----- DATA SECTION -----

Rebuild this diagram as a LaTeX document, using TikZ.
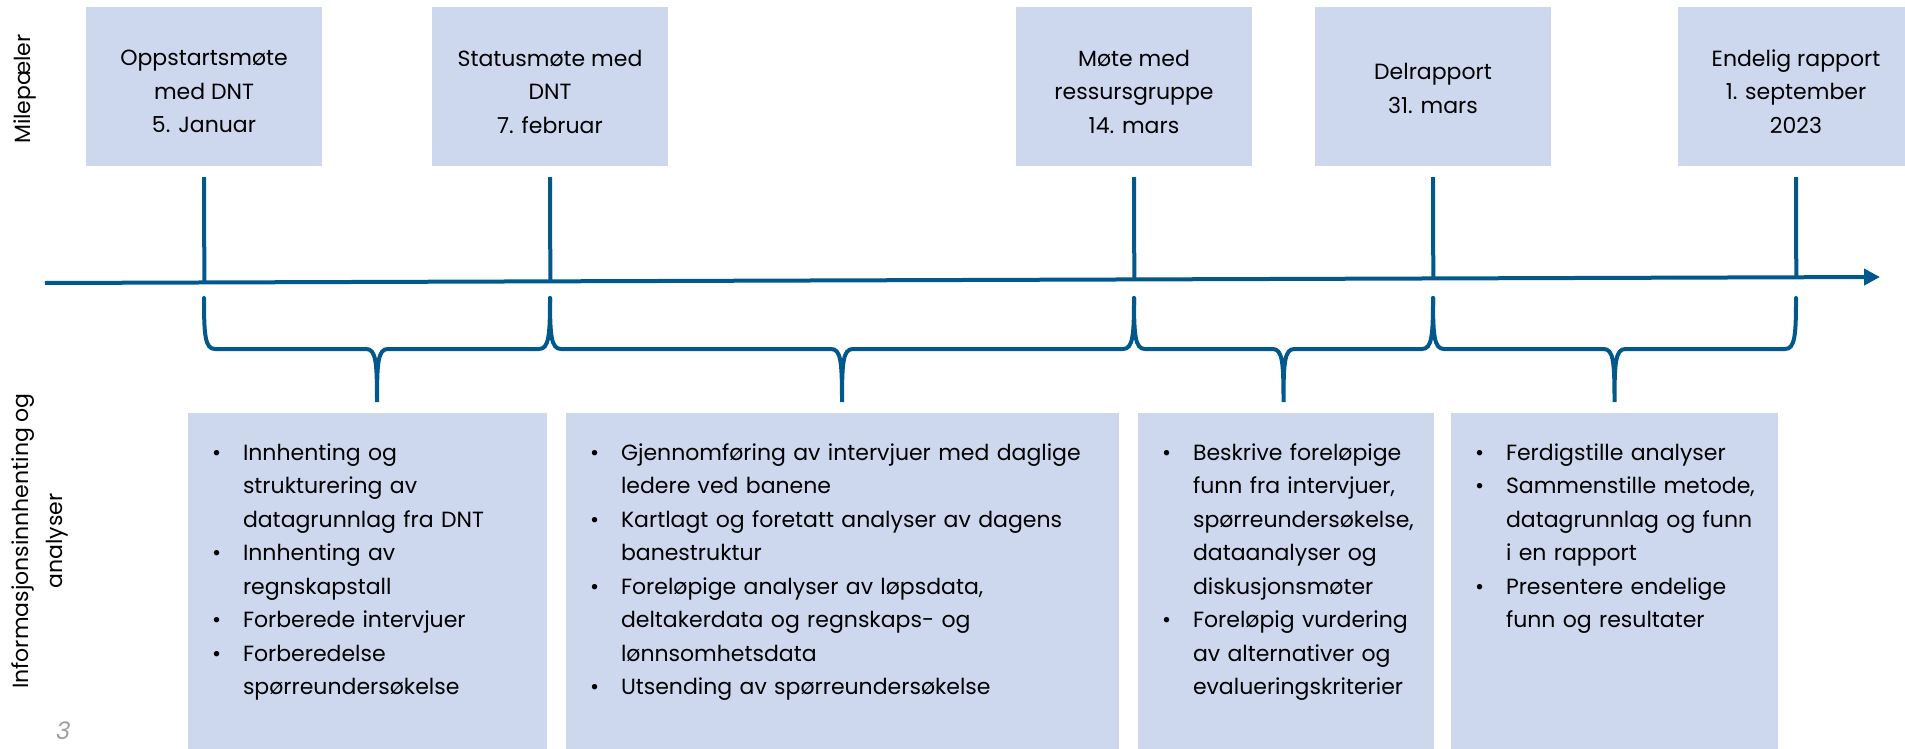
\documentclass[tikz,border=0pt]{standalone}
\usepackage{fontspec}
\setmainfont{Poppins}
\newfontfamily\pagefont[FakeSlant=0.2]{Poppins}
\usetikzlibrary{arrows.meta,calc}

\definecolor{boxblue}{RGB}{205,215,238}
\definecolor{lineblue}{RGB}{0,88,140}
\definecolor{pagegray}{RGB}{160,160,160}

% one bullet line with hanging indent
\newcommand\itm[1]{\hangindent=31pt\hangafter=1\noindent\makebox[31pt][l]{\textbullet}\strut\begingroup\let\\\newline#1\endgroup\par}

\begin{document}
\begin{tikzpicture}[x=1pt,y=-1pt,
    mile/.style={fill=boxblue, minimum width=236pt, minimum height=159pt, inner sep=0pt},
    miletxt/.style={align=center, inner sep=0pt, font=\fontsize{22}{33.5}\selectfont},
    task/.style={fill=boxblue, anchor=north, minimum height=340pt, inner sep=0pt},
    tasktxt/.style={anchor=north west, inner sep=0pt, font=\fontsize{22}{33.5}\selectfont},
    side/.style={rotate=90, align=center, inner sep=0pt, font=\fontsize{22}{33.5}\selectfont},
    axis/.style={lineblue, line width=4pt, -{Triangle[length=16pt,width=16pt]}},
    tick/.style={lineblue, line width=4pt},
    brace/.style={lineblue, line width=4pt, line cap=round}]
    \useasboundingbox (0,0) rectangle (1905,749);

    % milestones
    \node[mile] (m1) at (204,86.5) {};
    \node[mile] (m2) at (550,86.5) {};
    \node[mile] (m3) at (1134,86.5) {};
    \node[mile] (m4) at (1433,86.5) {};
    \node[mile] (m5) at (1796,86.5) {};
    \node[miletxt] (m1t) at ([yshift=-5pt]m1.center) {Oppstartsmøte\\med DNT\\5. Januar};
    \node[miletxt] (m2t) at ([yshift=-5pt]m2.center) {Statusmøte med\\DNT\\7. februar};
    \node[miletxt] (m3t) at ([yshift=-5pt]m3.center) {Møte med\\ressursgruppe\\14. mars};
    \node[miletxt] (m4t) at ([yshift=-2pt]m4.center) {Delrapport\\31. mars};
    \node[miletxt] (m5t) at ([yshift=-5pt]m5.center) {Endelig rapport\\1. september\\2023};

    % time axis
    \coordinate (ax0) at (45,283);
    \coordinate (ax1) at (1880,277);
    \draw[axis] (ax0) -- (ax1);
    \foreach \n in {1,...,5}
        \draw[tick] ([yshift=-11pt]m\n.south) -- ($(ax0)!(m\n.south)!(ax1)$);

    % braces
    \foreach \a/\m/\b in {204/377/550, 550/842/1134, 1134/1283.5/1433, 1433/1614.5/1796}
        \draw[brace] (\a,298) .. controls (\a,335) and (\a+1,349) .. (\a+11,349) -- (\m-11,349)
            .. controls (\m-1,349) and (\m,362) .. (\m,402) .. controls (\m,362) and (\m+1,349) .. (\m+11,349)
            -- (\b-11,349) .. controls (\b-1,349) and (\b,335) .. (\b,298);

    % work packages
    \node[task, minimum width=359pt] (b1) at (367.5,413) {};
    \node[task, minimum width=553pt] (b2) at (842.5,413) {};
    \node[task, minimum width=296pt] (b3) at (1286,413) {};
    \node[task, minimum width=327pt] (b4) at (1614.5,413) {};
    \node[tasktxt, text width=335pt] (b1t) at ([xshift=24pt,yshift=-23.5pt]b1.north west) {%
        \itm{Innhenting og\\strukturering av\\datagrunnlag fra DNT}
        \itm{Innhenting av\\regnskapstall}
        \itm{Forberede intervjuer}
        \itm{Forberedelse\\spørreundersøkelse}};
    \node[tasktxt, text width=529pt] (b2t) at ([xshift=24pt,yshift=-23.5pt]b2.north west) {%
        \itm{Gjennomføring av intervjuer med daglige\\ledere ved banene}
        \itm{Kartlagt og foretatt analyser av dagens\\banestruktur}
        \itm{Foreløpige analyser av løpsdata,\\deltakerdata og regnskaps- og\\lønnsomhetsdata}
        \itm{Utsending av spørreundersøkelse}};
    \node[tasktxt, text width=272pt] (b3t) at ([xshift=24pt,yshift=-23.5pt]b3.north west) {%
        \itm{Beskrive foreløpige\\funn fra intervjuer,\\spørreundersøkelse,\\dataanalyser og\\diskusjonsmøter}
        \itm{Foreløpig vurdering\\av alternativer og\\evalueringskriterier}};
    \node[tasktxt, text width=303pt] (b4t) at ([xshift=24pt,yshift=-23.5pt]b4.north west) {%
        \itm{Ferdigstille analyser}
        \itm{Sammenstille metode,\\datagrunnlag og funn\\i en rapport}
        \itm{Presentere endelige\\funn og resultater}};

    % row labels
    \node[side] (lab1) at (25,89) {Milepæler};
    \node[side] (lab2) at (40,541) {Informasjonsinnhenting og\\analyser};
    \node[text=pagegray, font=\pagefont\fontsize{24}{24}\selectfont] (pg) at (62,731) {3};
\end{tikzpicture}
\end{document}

-----

- _TASK STATEMENT_
Repeat the material above word for word and skip every image in it.

- _EXERCISE SOLUTION_
Rebuild this diagram as a LaTeX document, using TikZ.
\documentclass[tikz,border=0pt]{standalone}
\usepackage{fontspec}
\setmainfont{Poppins}
\newfontfamily\pagefont[FakeSlant=0.2]{Poppins}
\usetikzlibrary{arrows.meta,calc}

\definecolor{boxblue}{RGB}{205,215,238}
\definecolor{lineblue}{RGB}{0,88,140}
\definecolor{pagegray}{RGB}{160,160,160}

% one bullet line with hanging indent
\newcommand\itm[1]{\hangindent=31pt\hangafter=1\noindent\makebox[31pt][l]{\textbullet}\strut\begingroup\let\\\newline#1\endgroup\par}

\begin{document}
\begin{tikzpicture}[x=1pt,y=-1pt,
    mile/.style={fill=boxblue, minimum width=236pt, minimum height=159pt, inner sep=0pt},
    miletxt/.style={align=center, inner sep=0pt, font=\fontsize{22}{33.5}\selectfont},
    task/.style={fill=boxblue, anchor=north, minimum height=340pt, inner sep=0pt},
    tasktxt/.style={anchor=north west, inner sep=0pt, font=\fontsize{22}{33.5}\selectfont},
    side/.style={rotate=90, align=center, inner sep=0pt, font=\fontsize{22}{33.5}\selectfont},
    axis/.style={lineblue, line width=4pt, -{Triangle[length=16pt,width=16pt]}},
    tick/.style={lineblue, line width=4pt},
    brace/.style={lineblue, line width=4pt, line cap=round}]
    \useasboundingbox (0,0) rectangle (1905,749);

    % milestones
    \node[mile] (m1) at (204,86.5) {};
    \node[mile] (m2) at (550,86.5) {};
    \node[mile] (m3) at (1134,86.5) {};
    \node[mile] (m4) at (1433,86.5) {};
    \node[mile] (m5) at (1796,86.5) {};
    \node[miletxt] (m1t) at ([yshift=-5pt]m1.center) {Oppstartsmøte\\med DNT\\5. Januar};
    \node[miletxt] (m2t) at ([yshift=-5pt]m2.center) {Statusmøte med\\DNT\\7. februar};
    \node[miletxt] (m3t) at ([yshift=-5pt]m3.center) {Møte med\\ressursgruppe\\14. mars};
    \node[miletxt] (m4t) at ([yshift=-2pt]m4.center) {Delrapport\\31. mars};
    \node[miletxt] (m5t) at ([yshift=-5pt]m5.center) {Endelig rapport\\1. september\\2023};

    % time axis
    \coordinate (ax0) at (45,283);
    \coordinate (ax1) at (1880,277);
    \draw[axis] (ax0) -- (ax1);
    \foreach \n in {1,...,5}
        \draw[tick] ([yshift=-11pt]m\n.south) -- ($(ax0)!(m\n.south)!(ax1)$);

    % braces
    \foreach \a/\m/\b in {204/377/550, 550/842/1134, 1134/1283.5/1433, 1433/1614.5/1796}
        \draw[brace] (\a,298) .. controls (\a,335) and (\a+1,349) .. (\a+11,349) -- (\m-11,349)
            .. controls (\m-1,349) and (\m,362) .. (\m,402) .. controls (\m,362) and (\m+1,349) .. (\m+11,349)
            -- (\b-11,349) .. controls (\b-1,349) and (\b,335) .. (\b,298);

    % work packages
    \node[task, minimum width=359pt] (b1) at (367.5,413) {};
    \node[task, minimum width=553pt] (b2) at (842.5,413) {};
    \node[task, minimum width=296pt] (b3) at (1286,413) {};
    \node[task, minimum width=327pt] (b4) at (1614.5,413) {};
    \node[tasktxt, text width=335pt] (b1t) at ([xshift=24pt,yshift=-23.5pt]b1.north west) {%
        \itm{Innhenting og\\strukturering av\\datagrunnlag fra DNT}
        \itm{Innhenting av\\regnskapstall}
        \itm{Forberede intervjuer}
        \itm{Forberedelse\\spørreundersøkelse}};
    \node[tasktxt, text width=529pt] (b2t) at ([xshift=24pt,yshift=-23.5pt]b2.north west) {%
        \itm{Gjennomføring av intervjuer med daglige\\ledere ved banene}
        \itm{Kartlagt og foretatt analyser av dagens\\banestruktur}
        \itm{Foreløpige analyser av løpsdata,\\deltakerdata og regnskaps- og\\lønnsomhetsdata}
        \itm{Utsending av spørreundersøkelse}};
    \node[tasktxt, text width=272pt] (b3t) at ([xshift=24pt,yshift=-23.5pt]b3.north west) {%
        \itm{Beskrive foreløpige\\funn fra intervjuer,\\spørreundersøkelse,\\dataanalyser og\\diskusjonsmøter}
        \itm{Foreløpig vurdering\\av alternativer og\\evalueringskriterier}};
    \node[tasktxt, text width=303pt] (b4t) at ([xshift=24pt,yshift=-23.5pt]b4.north west) {%
        \itm{Ferdigstille analyser}
        \itm{Sammenstille metode,\\datagrunnlag og funn\\i en rapport}
        \itm{Presentere endelige\\funn og resultater}};

    % row labels
    \node[side] (lab1) at (25,89) {Milepæler};
    \node[side] (lab2) at (40,541) {Informasjonsinnhenting og\\analyser};
    \node[text=pagegray, font=\pagefont\fontsize{24}{24}\selectfont] (pg) at (62,731) {3};
\end{tikzpicture}
\end{document}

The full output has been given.